Lately, a member of my family, let’s call him Mr. M, wanted to buy a house. He went through the traditional Semsar to find “the best deal”, or as we call it in darija, “L‘Hemza”. He negotiated the price and could seal the deal with the house owners before going through the notary for the registration and the administrative steps. Luckily, he found the “Hemza” with a cheap price in a renowned neighborhood in Rabat. Every Dirham given to the seller was declared in the sale contract.
After a while, the new house owner received a letter from the Moroccan Tax Office, stating that the house’s market value does not correspond to the price of the purchase, and that he had to pay some additional taxes in order to stick to the evaluation. Both the seller and buyer received the notice with the same amount of tax they have to pay.
Why are the evaluation and additional taxes given after the purchase time? Why aren’t they part of the administrative steps that come with the purchase procedure?

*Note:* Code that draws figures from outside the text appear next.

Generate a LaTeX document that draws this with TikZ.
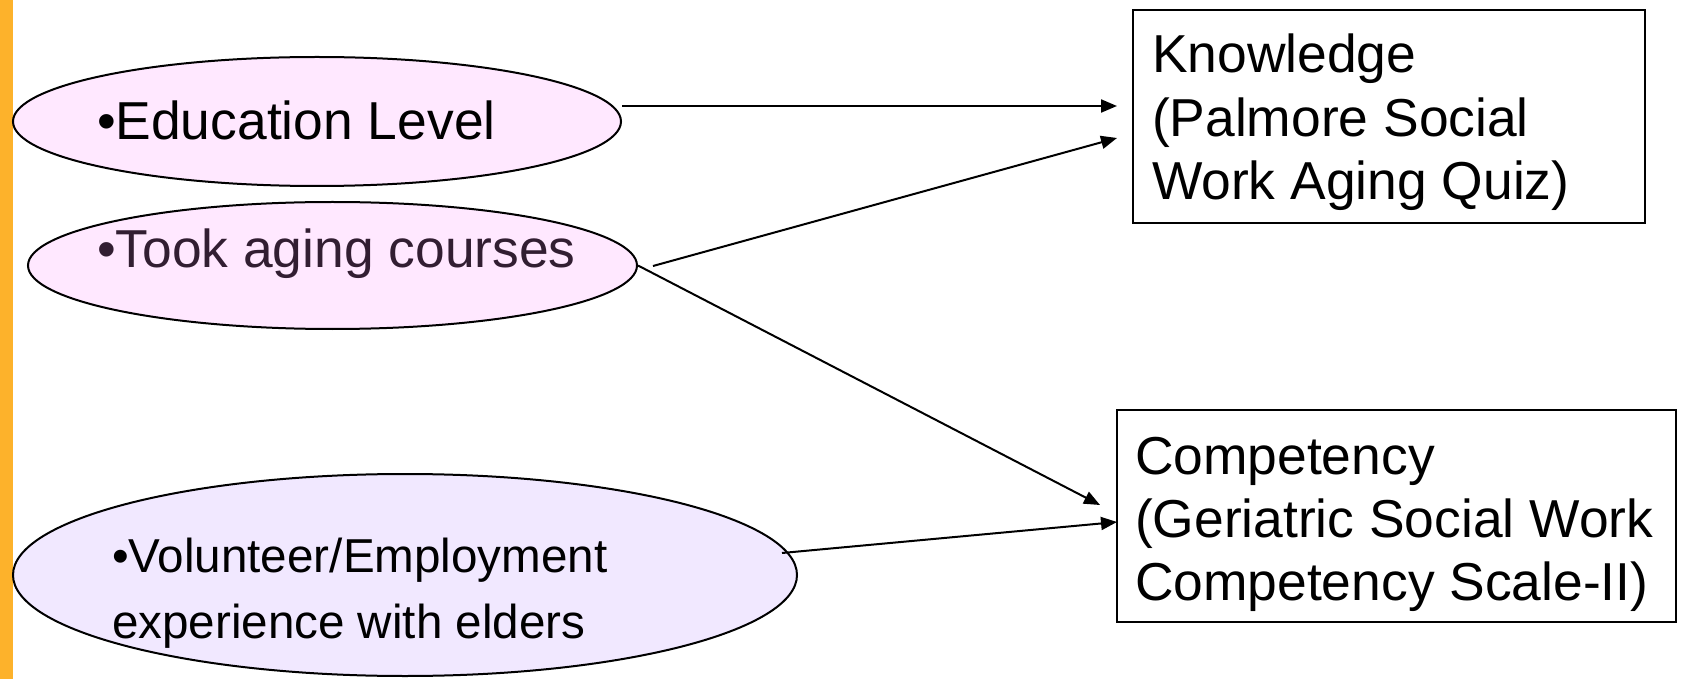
\documentclass[tikz,border=0pt]{standalone}
\usepackage{fontspec}
\setmainfont{Liberation Sans}
\usetikzlibrary{shapes.geometric,arrows.meta}
\definecolor{barorange}{RGB}{253,178,43}
\definecolor{pinkfill}{RGB}{255,232,255}
\definecolor{lavfill}{RGB}{241,232,255}
\definecolor{tookcol}{RGB}{50,30,50}
\tikzset{
  oval/.style={ellipse,draw=black,line width=1pt,inner sep=0pt},
  measure/.style={rectangle,draw=black,line width=1.3pt,inner sep=0pt,fill=white},
  bigtext/.style={anchor=base west,inner sep=0pt,outer sep=0pt,font=\fontsize{26.7}{32}\selectfont},
  midtext/.style={anchor=base west,inner sep=0pt,outer sep=0pt,font=\fontsize{23.8}{28.5}\selectfont},
  link/.style={line width=1pt,-{Triangle[length=8pt,width=6.5pt]}}
}
\begin{document}
\begin{tikzpicture}[x=0.5pt,y=-0.5pt]
\useasboundingbox (0,0) rectangle (1681,679);
\fill[white] (0,0) rectangle (1681,679);
\fill[barorange] (0,0) rectangle (13,679);

% ellipses
\node[oval,fill=pinkfill,minimum width=304pt,minimum height=64.5pt] (e1) at (317,121.5) {};
\node[oval,fill=pinkfill,minimum width=304.5pt,minimum height=63.5pt] (e2) at (332.5,265.5) {};
\node[oval,fill=lavfill,minimum width=392pt,minimum height=101pt] (e3) at (405,575) {};

% ellipse texts
\node[bigtext] (t1) at (97,140) {•Education Level};
\node[bigtext,text=tookcol] (t2) at (97,268) {•Took aging courses};
\node[midtext] (t3a) at (112,572) {•Volunteer/Employment};
\node[midtext] (t3b) at (112,638) {experience with elders};

% boxes
\node[measure,minimum width=256pt,minimum height=106.5pt] (k) at (1389,116.5) {};
\node[measure,minimum width=279.5pt,minimum height=106pt] (c) at (1396.5,516) {};

\node[bigtext] (k1) at (1152,73) {Knowledge};
\node[bigtext] (k2) at (1152,137) {(Palmore Social};
\node[bigtext] (k3) at (1152,200) {Work Aging Quiz)};

\node[bigtext] (c1) at (1135,474) {Competency};
\node[bigtext] (c2) at (1135,537) {(Geriatric Social Work};
\node[bigtext] (c3) at (1135,600) {Competency Scale-II)};

% connector ends
\coordinate (a1s) at (622,106);
\coordinate (a1e) at (1117,106);
\coordinate (a2s) at (653,266);
\coordinate (a2e) at (1117,138);
\coordinate (a3e) at (1100,505);
\coordinate (a4s) at (782,553);
\coordinate (a4e) at (1117,522);

\draw[link] (a1s) -- (a1e);
\draw[link] (a2s) -- (a2e);
\draw[link] (e2.east) -- (a3e);
\draw[link] (a4s) -- (a4e);
\end{tikzpicture}
\end{document}
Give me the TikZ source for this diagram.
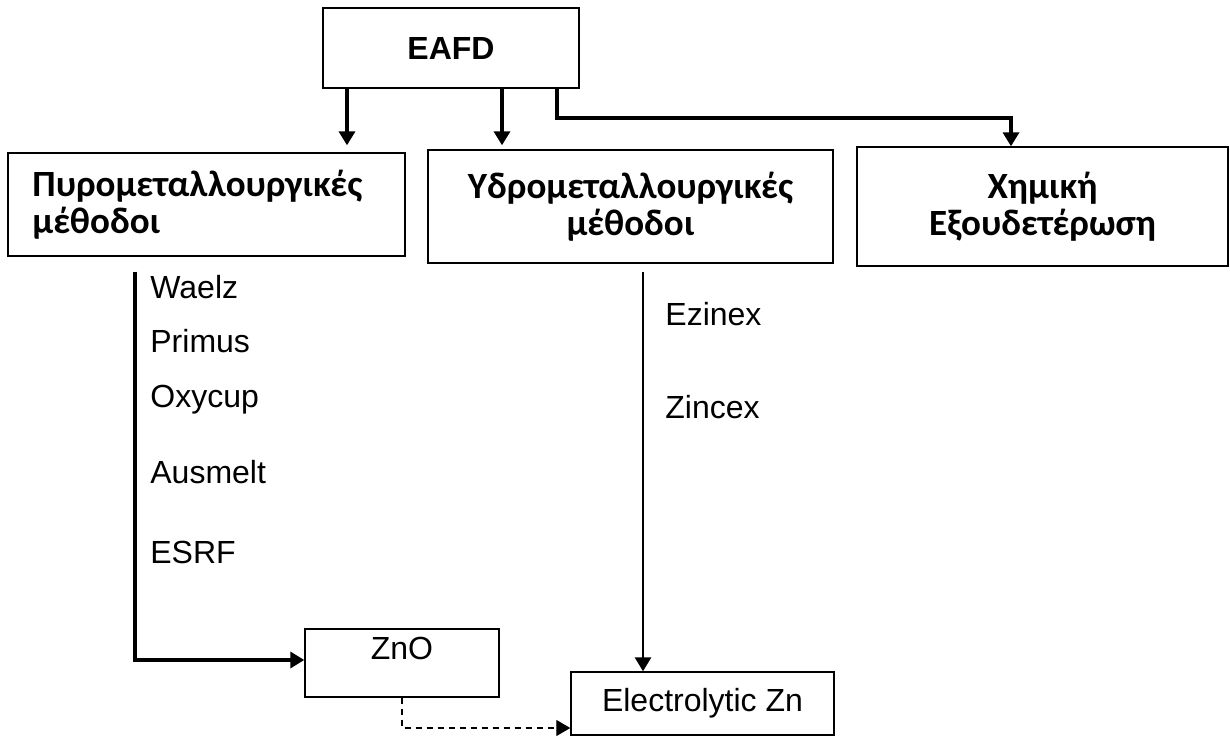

The market value stays a theoretical concept that was introduced as a business tool, which can be calculated in real estate using some statistics, by taking into account the different sales in the region. In other words, the market value is not an “exact science”, but a probabilistic evaluation depending on the sales and the location.
There is a “zone-division” project being prepared for the coming months, as confirmed by a tax officer. Would it reduce real estate transactions, like the recent second residence taxes? How is it going to tackle the non-homogeneity of the real estate world with a standardized approach? In other words, is it dangerous to have a homogeneous “zone” price or range of prices in a zone where each apartment may have its own specifications: one has a view on the street and a direct access to a garage, and a building elevator, while others have none of the above?
To sum up, and putting all the questions aside, the house owner has a very high probability of paying the tax income, even after writing an objection letter to the tax office. That is the conclusion he came down to after talking with a number of people who tried rejecting these tax after their purchase, and especially after the sellers had paid their part. Luckily, he can negotiate the tax with the tax officers in order to be reduced. Therefore, when pursuing the goal of purchasing a real estate product in Morocco, one should take into account a number of parameters and expenses including a potential tax, and should be able to negotiate as much the product price as the tax coming with it. Long life to negotiation!